• AIM OF THE TASK
Give a verbatim copy of the lines below, minus the pictures.

• DATA LINES
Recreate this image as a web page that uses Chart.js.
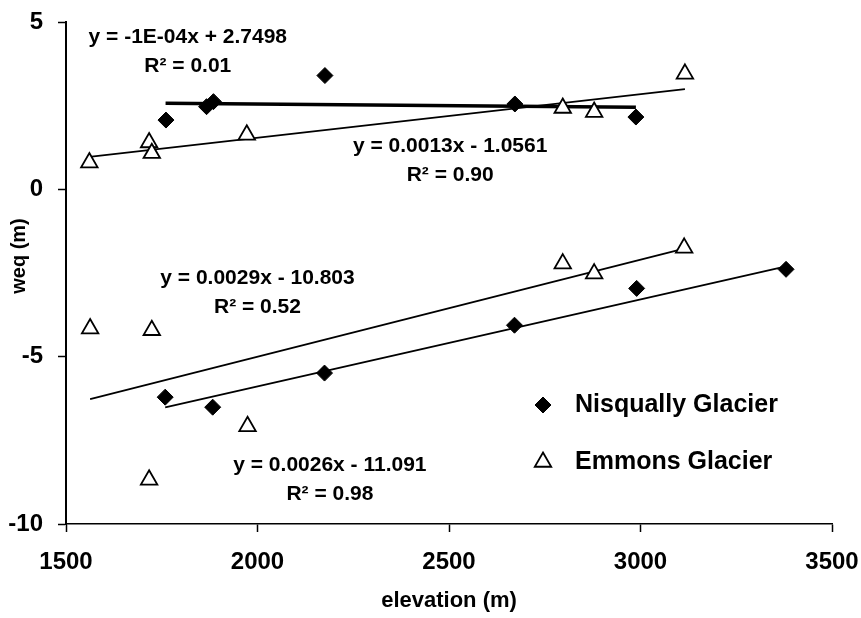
<!DOCTYPE html>
<html>
<head>
<meta charset="utf-8">
<title>weq vs elevation</title>
<script src="https://cdn.jsdelivr.net/npm/chart.js@4.4.1/dist/chart.umd.min.js"></script>
<style>
    html, body { margin: 0; padding: 0; background: #fff; }
    #wrap { width: 861px; height: 618px; }
</style>
</head>
<body>
<div id="wrap"><canvas id="glacierChart" width="861" height="618"></canvas></div>
<script>
// measured points (elevation in m, weq in m)
const nisquallyElevation = [1761, 1867, 1885, 2176, 2672, 2988, 1759, 1883, 2175, 2671, 2990, 3380];
const nisquallyWeq       = [2.07, 2.47, 2.62, 3.40, 2.55, 2.16, -6.21, -6.51, -5.49, -4.06, -2.96, -2.39];
const emmonsElevation    = [1561, 1717, 1724, 1972, 2797, 2879, 3116, 1563, 1724, 1974, 1717, 2797, 2879, 3114];
const emmonsWeq          = [0.80, 1.40, 1.08, 1.63, 2.43, 2.31, 3.45, -4.16, -4.21, -7.08, -8.68, -2.22, -2.52, -1.75];

// trendline end points
const nisquallyTopTrendX = [1760, 2988];
const nisquallyTopTrendY = [2.574, 2.451];
const nisquallyLowTrendX = [1759, 3380];
const nisquallyLowTrendY = [-6.518, -2.303];
const emmonsTopTrendX    = [1561, 3116];
const emmonsTopTrendY    = [0.973, 2.995];
const emmonsLowTrendX    = [1563, 3114];
const emmonsLowTrendY    = [-6.270, -1.773];

const fitEquations = ['y = -1E-04x + 2.7498', 'y = 0.0013x - 1.0561', 'y = 0.0029x - 10.803', 'y = 0.0026x - 11.091'];
const fitR2        = ['R² = 0.01', 'R² = 0.90', 'R² = 0.52', 'R² = 0.98'];

const xTicks = [1500, 2000, 2500, 3000, 3500];
const yTicks = [-10, -5, 0, 5];

const seriesNames = ['Nisqually Glacier', 'Emmons Glacier'];

// where the fit labels sit (data coords of the label centre)
const fitLabelPlace = [
    { x: 1818, y: 4.56 },
    { x: 2503, y: 1.30 },
    { x: 2000, y: -2.65 },
    { x: 2189, y: -8.25 }
];

const FONT = "'Liberation Sans', Arial, sans-serif";

function toPoints(xs, ys) {
    return xs.map((x, i) => ({ x: x, y: ys[i] }));
}

function trendDataset(xs, ys, width) {
    return {
        data: toPoints(xs, ys),
        showLine: true,
        borderColor: '#000',
        borderWidth: width,
        pointRadius: 0,
        fill: false
    };
}

const fitLabels = {
    id: 'fitLabels',
    afterDatasetsDraw(chart) {
        const ctx = chart.ctx;
        const xs = chart.scales.x;
        const ys = chart.scales.y;
        ctx.save();
        ctx.fillStyle = '#000';
        ctx.font = 'bold 21px ' + FONT;
        ctx.textAlign = 'center';
        ctx.textBaseline = 'middle';
        fitEquations.forEach((eq, i) => {
            const px = xs.getPixelForValue(fitLabelPlace[i].x);
            const py = ys.getPixelForValue(fitLabelPlace[i].y);
            ctx.fillText(eq, px, py);
            ctx.fillText(fitR2[i], px, py + 29);
        });
        // y axis title
        ctx.font = 'bold 20px ' + FONT;
        ctx.translate(19, 256);
        ctx.rotate(-Math.PI / 2);
        ctx.fillText('weq (m)', 0, 0);
        ctx.restore();
    }
};

const markerLegend = {
    id: 'markerLegend',
    afterDraw(chart) {
        const ctx = chart.ctx;
        ctx.save();
        [0, 1].forEach((dsIndex, i) => {
            const ds = chart.data.datasets[dsIndex];
            const y = 405 + i * 57;
            ctx.fillStyle = ds.backgroundColor;
            ctx.strokeStyle = ds.borderColor;
            ctx.lineWidth = ds.borderWidth;
            Chart.helpers.drawPoint(ctx, {
                pointStyle: ds.pointStyle,
                radius: ds.pointRadius,
                borderWidth: ds.borderWidth
            }, 543, y);
            ctx.fillStyle = '#000';
            ctx.font = 'bold 25px ' + FONT;
            ctx.textAlign = 'left';
            ctx.textBaseline = 'middle';
            ctx.fillText(seriesNames[i], 575, y);
        });
        ctx.restore();
    }
};

const tickFont = { family: FONT, size: 24, weight: 'bold' };

const config = {
    type: 'scatter',
    data: {
        datasets: [
            {
                label: seriesNames[0],
                data: toPoints(nisquallyElevation, nisquallyWeq),
                pointStyle: 'rectRot',
                pointRadius: 8,
                backgroundColor: '#000',
                borderColor: '#000',
                borderWidth: 1
            },
            {
                label: seriesNames[1],
                data: toPoints(emmonsElevation, emmonsWeq),
                pointStyle: 'triangle',
                pointRadius: 9.5,
                backgroundColor: '#fff',
                borderColor: '#000',
                borderWidth: 1.8
            },
            trendDataset(nisquallyTopTrendX, nisquallyTopTrendY, 3.5),
            trendDataset(nisquallyLowTrendX, nisquallyLowTrendY, 1.8),
            trendDataset(emmonsTopTrendX, emmonsTopTrendY, 1.8),
            trendDataset(emmonsLowTrendX, emmonsLowTrendY, 1.8)
        ]
    },
    options: {
        responsive: false,
        animation: false,
        layout: { padding: { top: 22, right: 29, left: 0, bottom: 4 } },
        plugins: {
            legend: { display: false },
            tooltip: { enabled: false }
        },
        scales: {
            x: {
                type: 'linear',
                min: 1500,
                max: 3500,
                afterBuildTicks: (scale) => { scale.ticks = xTicks.map(v => ({ value: v })); },
                ticks: { color: '#000', font: tickFont, padding: 16, maxRotation: 0, callback: (v) => String(v) },
                grid: { drawOnChartArea: false, tickLength: 8, tickColor: '#000', tickWidth: 1.5 },
                border: { color: '#000', width: 1.5 },
                title: {
                    display: true,
                    text: 'elevation (m)',
                    color: '#000',
                    font: { family: FONT, size: 22, weight: 'bold' },
                    padding: { top: 0, bottom: 0 }
                },
                afterFit: (scale) => {
                    scale.height = 90;
                    scale.paddingLeft = 0;
                    scale.paddingRight = 0;
                }
            },
            y: {
                type: 'linear',
                min: -10,
                max: 5,
                afterBuildTicks: (scale) => { scale.ticks = yTicks.map(v => ({ value: v })); },
                ticks: { color: '#000', font: tickFont, padding: 15 },
                grid: { drawOnChartArea: false, tickLength: 8, tickColor: '#000', tickWidth: 1.5 },
                border: { color: '#000', width: 2 },
                afterFit: (scale) => {
                    scale.width = 66;
                    scale.paddingTop = 0;
                    scale.paddingBottom = 0;
                }
            }
        }
    },
    plugins: [fitLabels, markerLegend]
};

new Chart(document.getElementById('glacierChart'), config);
</script>
</body>
</html>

• CORRECT OUTPUT
Recreate this image as a web page that uses Chart.js.
<!DOCTYPE html>
<html>
<head>
<meta charset="utf-8">
<title>weq vs elevation</title>
<script src="https://cdn.jsdelivr.net/npm/chart.js@4.4.1/dist/chart.umd.min.js"></script>
<style>
    html, body { margin: 0; padding: 0; background: #fff; }
    #wrap { width: 861px; height: 618px; }
</style>
</head>
<body>
<div id="wrap"><canvas id="glacierChart" width="861" height="618"></canvas></div>
<script>
// measured points (elevation in m, weq in m)
const nisquallyElevation = [1761, 1867, 1885, 2176, 2672, 2988, 1759, 1883, 2175, 2671, 2990, 3380];
const nisquallyWeq       = [2.07, 2.47, 2.62, 3.40, 2.55, 2.16, -6.21, -6.51, -5.49, -4.06, -2.96, -2.39];
const emmonsElevation    = [1561, 1717, 1724, 1972, 2797, 2879, 3116, 1563, 1724, 1974, 1717, 2797, 2879, 3114];
const emmonsWeq          = [0.80, 1.40, 1.08, 1.63, 2.43, 2.31, 3.45, -4.16, -4.21, -7.08, -8.68, -2.22, -2.52, -1.75];

// trendline end points
const nisquallyTopTrendX = [1760, 2988];
const nisquallyTopTrendY = [2.574, 2.451];
const nisquallyLowTrendX = [1759, 3380];
const nisquallyLowTrendY = [-6.518, -2.303];
const emmonsTopTrendX    = [1561, 3116];
const emmonsTopTrendY    = [0.973, 2.995];
const emmonsLowTrendX    = [1563, 3114];
const emmonsLowTrendY    = [-6.270, -1.773];

const fitEquations = ['y = -1E-04x + 2.7498', 'y = 0.0013x - 1.0561', 'y = 0.0029x - 10.803', 'y = 0.0026x - 11.091'];
const fitR2        = ['R² = 0.01', 'R² = 0.90', 'R² = 0.52', 'R² = 0.98'];

const xTicks = [1500, 2000, 2500, 3000, 3500];
const yTicks = [-10, -5, 0, 5];

const seriesNames = ['Nisqually Glacier', 'Emmons Glacier'];

// where the fit labels sit (data coords of the label centre)
const fitLabelPlace = [
    { x: 1818, y: 4.56 },
    { x: 2503, y: 1.30 },
    { x: 2000, y: -2.65 },
    { x: 2189, y: -8.25 }
];

const FONT = "'Liberation Sans', Arial, sans-serif";

function toPoints(xs, ys) {
    return xs.map((x, i) => ({ x: x, y: ys[i] }));
}

function trendDataset(xs, ys, width) {
    return {
        data: toPoints(xs, ys),
        showLine: true,
        borderColor: '#000',
        borderWidth: width,
        pointRadius: 0,
        fill: false
    };
}

const fitLabels = {
    id: 'fitLabels',
    afterDatasetsDraw(chart) {
        const ctx = chart.ctx;
        const xs = chart.scales.x;
        const ys = chart.scales.y;
        ctx.save();
        ctx.fillStyle = '#000';
        ctx.font = 'bold 21px ' + FONT;
        ctx.textAlign = 'center';
        ctx.textBaseline = 'middle';
        fitEquations.forEach((eq, i) => {
            const px = xs.getPixelForValue(fitLabelPlace[i].x);
            const py = ys.getPixelForValue(fitLabelPlace[i].y);
            ctx.fillText(eq, px, py);
            ctx.fillText(fitR2[i], px, py + 29);
        });
        // y axis title
        ctx.font = 'bold 20px ' + FONT;
        ctx.translate(19, 256);
        ctx.rotate(-Math.PI / 2);
        ctx.fillText('weq (m)', 0, 0);
        ctx.restore();
    }
};

const markerLegend = {
    id: 'markerLegend',
    afterDraw(chart) {
        const ctx = chart.ctx;
        ctx.save();
        [0, 1].forEach((dsIndex, i) => {
            const ds = chart.data.datasets[dsIndex];
            const y = 405 + i * 57;
            ctx.fillStyle = ds.backgroundColor;
            ctx.strokeStyle = ds.borderColor;
            ctx.lineWidth = ds.borderWidth;
            Chart.helpers.drawPoint(ctx, {
                pointStyle: ds.pointStyle,
                radius: ds.pointRadius,
                borderWidth: ds.borderWidth
            }, 543, y);
            ctx.fillStyle = '#000';
            ctx.font = 'bold 25px ' + FONT;
            ctx.textAlign = 'left';
            ctx.textBaseline = 'middle';
            ctx.fillText(seriesNames[i], 575, y);
        });
        ctx.restore();
    }
};

const tickFont = { family: FONT, size: 24, weight: 'bold' };

const config = {
    type: 'scatter',
    data: {
        datasets: [
            {
                label: seriesNames[0],
                data: toPoints(nisquallyElevation, nisquallyWeq),
                pointStyle: 'rectRot',
                pointRadius: 8,
                backgroundColor: '#000',
                borderColor: '#000',
                borderWidth: 1
            },
            {
                label: seriesNames[1],
                data: toPoints(emmonsElevation, emmonsWeq),
                pointStyle: 'triangle',
                pointRadius: 9.5,
                backgroundColor: '#fff',
                borderColor: '#000',
                borderWidth: 1.8
            },
            trendDataset(nisquallyTopTrendX, nisquallyTopTrendY, 3.5),
            trendDataset(nisquallyLowTrendX, nisquallyLowTrendY, 1.8),
            trendDataset(emmonsTopTrendX, emmonsTopTrendY, 1.8),
            trendDataset(emmonsLowTrendX, emmonsLowTrendY, 1.8)
        ]
    },
    options: {
        responsive: false,
        animation: false,
        layout: { padding: { top: 22, right: 29, left: 0, bottom: 4 } },
        plugins: {
            legend: { display: false },
            tooltip: { enabled: false }
        },
        scales: {
            x: {
                type: 'linear',
                min: 1500,
                max: 3500,
                afterBuildTicks: (scale) => { scale.ticks = xTicks.map(v => ({ value: v })); },
                ticks: { color: '#000', font: tickFont, padding: 16, maxRotation: 0, callback: (v) => String(v) },
                grid: { drawOnChartArea: false, tickLength: 8, tickColor: '#000', tickWidth: 1.5 },
                border: { color: '#000', width: 1.5 },
                title: {
                    display: true,
                    text: 'elevation (m)',
                    color: '#000',
                    font: { family: FONT, size: 22, weight: 'bold' },
                    padding: { top: 0, bottom: 0 }
                },
                afterFit: (scale) => {
                    scale.height = 90;
                    scale.paddingLeft = 0;
                    scale.paddingRight = 0;
                }
            },
            y: {
                type: 'linear',
                min: -10,
                max: 5,
                afterBuildTicks: (scale) => { scale.ticks = yTicks.map(v => ({ value: v })); },
                ticks: { color: '#000', font: tickFont, padding: 15 },
                grid: { drawOnChartArea: false, tickLength: 8, tickColor: '#000', tickWidth: 1.5 },
                border: { color: '#000', width: 2 },
                afterFit: (scale) => {
                    scale.width = 66;
                    scale.paddingTop = 0;
                    scale.paddingBottom = 0;
                }
            }
        }
    },
    plugins: [fitLabels, markerLegend]
};

new Chart(document.getElementById('glacierChart'), config);
</script>
</body>
</html>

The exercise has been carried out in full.